The Orange Democratic Movement has been in the news as jostling picks up ahead of the party elections.
The kind of interest the pulling and shoving has generated indicates that it is not just about who is who in the emerging line-ups; it is about the fate of ODM as a viable political vehicle heading towards the 2017 General Election and, in particular, the prospects of Mr Raila Odinga as the party leader contemplates a fourth, and probably final, presidential bid.
An outfit that loves to shoot itself in the foot, ODM has generated plenty of negative publicity, to the delight of detractors more than keen to read Mr Odinga’s political obituary.
The issue has been Mr Odinga resisting a push by a section of the party aspirants from his Luo Nyanza bedrock to reserve all the key offices for themselves.
It is incredible that in this day and age characters who call themselves Young Turks, a modern, educated and cosmopolitan lot angling to drive ODM to the next level, can offer such retrogressive, backward leadership.
After the demise of former sole legal party, Kanu, as well as Ford, Democratic Party, Ford Kenya, Ford Asili, Narc, Narc Kenya, and a motley of other outfits and offshoots that rose and fell after the advent of political pluralism, ODM is perhaps the only remaining party that can claim anything approaching the status of national political party.
True, it is very much associated with Mr Odinga and Luo political aspirations, but it has representation and following across Kenya that makes it a formidable political organisation. With its Cord alliance partner, the Wiper party of former vice-president Kalonzo Musyoka, it at present offers the only viable challenge to the governing Jubilee coalition of President Uhuru Kenyatta’s The National Party (TNA) and Deputy President William Ruto’s United Republican Party (URP).
Incredible then that, instead of working to build up ODM’s national and nationalist credentials, a bunch of short-sighted politicians is doing the opposite in trying to depict the party as an insular, ethnic outfit.

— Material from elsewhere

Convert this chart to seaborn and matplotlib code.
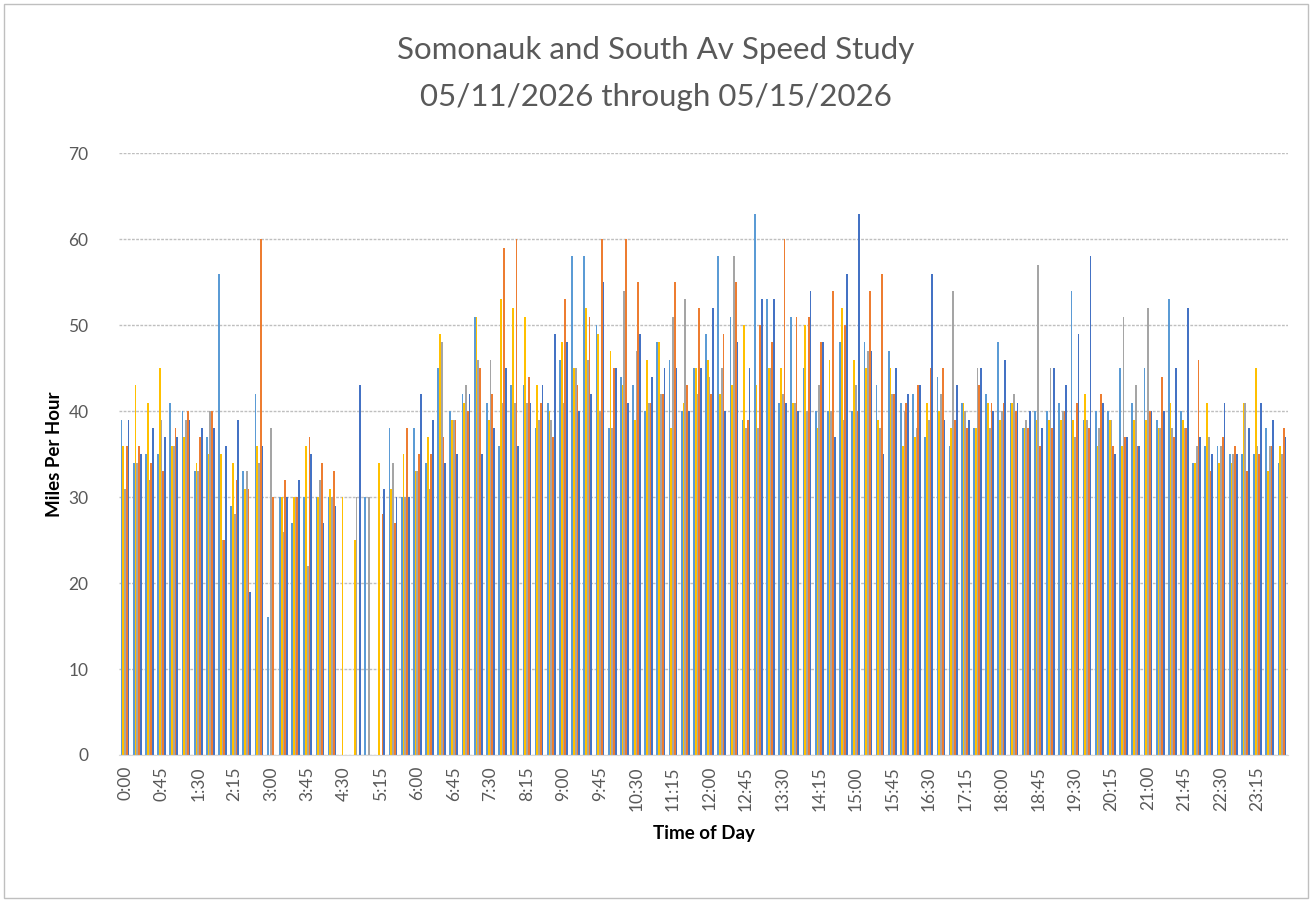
import numpy as np
import pandas as pd
import matplotlib
matplotlib.use('Agg')
import matplotlib.pyplot as plt
import seaborn as sns
from matplotlib.patches import Rectangle

# 15-minute time slots, one label per slot
times = [f"{h}:{m:02d}" for h in range(24) for m in (0, 15, 30, 45)]

days = ['05/11/2026', '05/12/2026', '05/13/2026', '05/14/2026', '05/15/2026']
colors = ['#5B9BD5', '#FFC000', '#A5A5A5', '#ED7D31', '#4472C4']

day1 = [39, 34, 35, 35, 41, 40, 33, 37, 56, 29, 33, 42, 16, 30, 27, 30, 30, 30, 0, 0,
        30, 0, 38, 30, 38, 34, 45, 40, 42, 51, 41, 36, 43, 43, 38, 41, 46, 58, 58, 50,
        38, 44, 43, 40, 48, 46, 40, 45, 49, 58, 51, 39, 63, 53, 41, 51, 45, 40, 40, 48,
        40, 48, 43, 47, 41, 42, 37, 44, 36, 41, 38, 42, 48, 41, 38, 40, 40, 41, 54, 39,
        40, 40, 45, 41, 45, 39, 53, 40, 34, 36, 36, 35, 35, 35, 38, 34]
day2 = [36, 43, 41, 45, 36, 37, 34, 35, 35, 34, 31, 36, 0, 30, 30, 36, 30, 31, 30, 25,
        0, 34, 31, 35, 33, 37, 49, 39, 41, 51, 39, 53, 52, 51, 43, 40, 48, 45, 52, 49,
        47, 43, 39, 46, 48, 38, 41, 45, 46, 42, 43, 50, 43, 45, 45, 41, 50, 38, 46, 52,
        46, 45, 39, 45, 36, 37, 41, 40, 38, 41, 38, 41, 39, 41, 38, 39, 39, 39, 39, 42,
        36, 39, 36, 39, 39, 38, 41, 39, 34, 41, 34, 34, 41, 45, 33, 36]
day3 = [31, 34, 32, 39, 36, 39, 33, 40, 25, 28, 33, 34, 38, 26, 30, 22, 32, 30, 0, 30,
        30, 0, 34, 30, 33, 31, 48, 39, 43, 46, 46, 41, 41, 41, 39, 39, 41, 45, 46, 40,
        38, 54, 47, 41, 42, 51, 53, 42, 44, 45, 58, 38, 38, 45, 42, 41, 40, 43, 40, 39,
        43, 47, 38, 42, 40, 38, 39, 42, 54, 40, 45, 38, 40, 42, 39, 57, 45, 40, 37, 39,
        38, 39, 51, 43, 52, 38, 38, 38, 36, 37, 36, 35, 41, 36, 36, 35]
day4 = [36, 36, 34, 33, 38, 40, 37, 40, 25, 32, 31, 60, 30, 32, 30, 37, 34, 33, 0, 0,
        0, 28, 27, 38, 35, 35, 37, 39, 40, 45, 42, 59, 60, 44, 41, 37, 53, 43, 51, 60,
        45, 60, 55, 41, 42, 55, 43, 52, 42, 49, 55, 39, 50, 48, 60, 51, 51, 48, 54, 50,
        40, 54, 56, 42, 41, 43, 45, 45, 39, 38, 43, 41, 41, 40, 38, 36, 38, 40, 41, 38,
        42, 36, 37, 36, 40, 44, 37, 38, 46, 33, 37, 36, 33, 35, 36, 38]
day5 = [39, 35, 38, 37, 37, 39, 38, 38, 36, 39, 19, 36, 0, 30, 32, 35, 27, 29, 0, 43,
        0, 31, 30, 30, 42, 39, 34, 35, 42, 35, 38, 45, 36, 41, 43, 49, 48, 40, 42, 55,
        45, 41, 49, 44, 45, 45, 40, 45, 52, 40, 48, 45, 53, 53, 41, 40, 54, 48, 37, 56,
        63, 47, 35, 45, 42, 43, 56, 39, 43, 39, 45, 40, 46, 41, 40, 38, 45, 43, 49, 58,
        41, 35, 37, 36, 40, 40, 45, 52, 37, 35, 41, 35, 38, 41, 39, 37]

series = [day1, day2, day3, day4, day5]
df = pd.DataFrame({
    'Time': np.tile(times, len(days)),
    'Day': np.repeat(days, len(times)),
    'MPH': np.concatenate(series),
})

text_grey = '#595959'
plt.rcParams['font.family'] = ['Lato', 'DejaVu Sans']

fig = plt.figure(figsize=(13.12, 9.02), dpi=100)
ax = fig.add_axes([0.0907, 0.163, 0.891, 0.667])

sns.barplot(data=df, x='Time', y='MPH', hue='Day', order=times, hue_order=days,
            palette=colors, width=0.72, saturation=1, linewidth=0,
            legend=False, errorbar=None, ax=ax)

ax.set_xlim(-0.5, len(times) - 0.5)
ax.set_ylim(0, 70)
ax.set_yticks(range(0, 71, 10))
ax.set_xticks(range(0, len(times), 3))
ax.set_xticklabels(times[::3], rotation=90, fontsize=12.5, color=text_grey)
ax.tick_params(axis='y', labelsize=12.5, labelcolor=text_grey, length=0, pad=22)
ax.tick_params(axis='x', length=0, pad=8)

ax.grid(axis='y', color='#BFBFBF', linestyle=(0, (2, 1)), linewidth=1)
ax.set_axisbelow(True)
for side in ['top', 'right', 'left']:
    ax.spines[side].set_visible(False)
ax.spines['bottom'].set_color('#D9D9D9')

ax.set_xlabel('Time of Day', fontsize=13.5, fontweight='bold', labelpad=10)
ax.set_ylabel('Miles Per Hour', fontsize=13.5, fontweight='bold', labelpad=4)

fig.text(0.5, 0.945, 'Somonauk and South Av Speed Study', ha='center', va='center',
         fontsize=22.5, color=text_grey)
fig.text(0.5, 0.892, '05/11/2026 through 05/15/2026', ha='center', va='center',
         fontsize=22.5, color=text_grey)

# thin chart-area border like the spreadsheet export
fig.patches.append(Rectangle((0.003, 0.004), 0.994, 0.992, transform=fig.transFigure,
                             fill=False, edgecolor='#BFBFBF', linewidth=1))

fig.savefig('out.png', dpi=100)
plt.close(fig)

A look at the cast of characters reveals some politicians simply trying to use the ethnic base to build their own leadership credentials.
Some are simply playing Luo succession politics in the belief that Mr Odinga, approaching the age of three-score and ten, is on his last legs. Others stand for nothing but unprincipled self-seeking pursuit of power and position.
They consorted with the dictatorial and corrupt Kanu when it was in power and are already showing a tendency to traffic with the Jubilee leadership in transactions that can only be designed to weaken ODM.
Mr Odinga reacted firmly and decisively in telling off those seeking ODM leadership on the Luo platform. When he stood firm, a bunch of declared candidates pulled out of the party polls.
Unfortunately, the spate of sullen withdrawals also served to illustrate the grip he has on the party and Luo politics. It demonstrated a dictatorial control reminiscent of the Mama na Baba era in Kanu when President Moi presented pre-determined party lists at those infamous cheering festivals and hero-worship gatherings that comprised the Kanu Delegates Conference.
We still do not know exactly how the lot now being called party rebels was persuaded to step down, but it might have been better for ODM to leave space for all aspirants and let democracy prevail.
How ODM manages the party elections and from then on the critical period leading to 2017 will largely help Kenyans make up their minds whether it offers a serious, disciplined, principled, and democratic alternative.
Mr Odinga does not need reminding that the chaotic party nominations ahead of the last General Election did much to take away the momentum from ODM and the Cord alliance and hand victory to Jubilee.
Another botched exercise, especially with moneyed rivals waiting to throw spanners into the works and reap from the fallout, could well be the final nail in the coffin.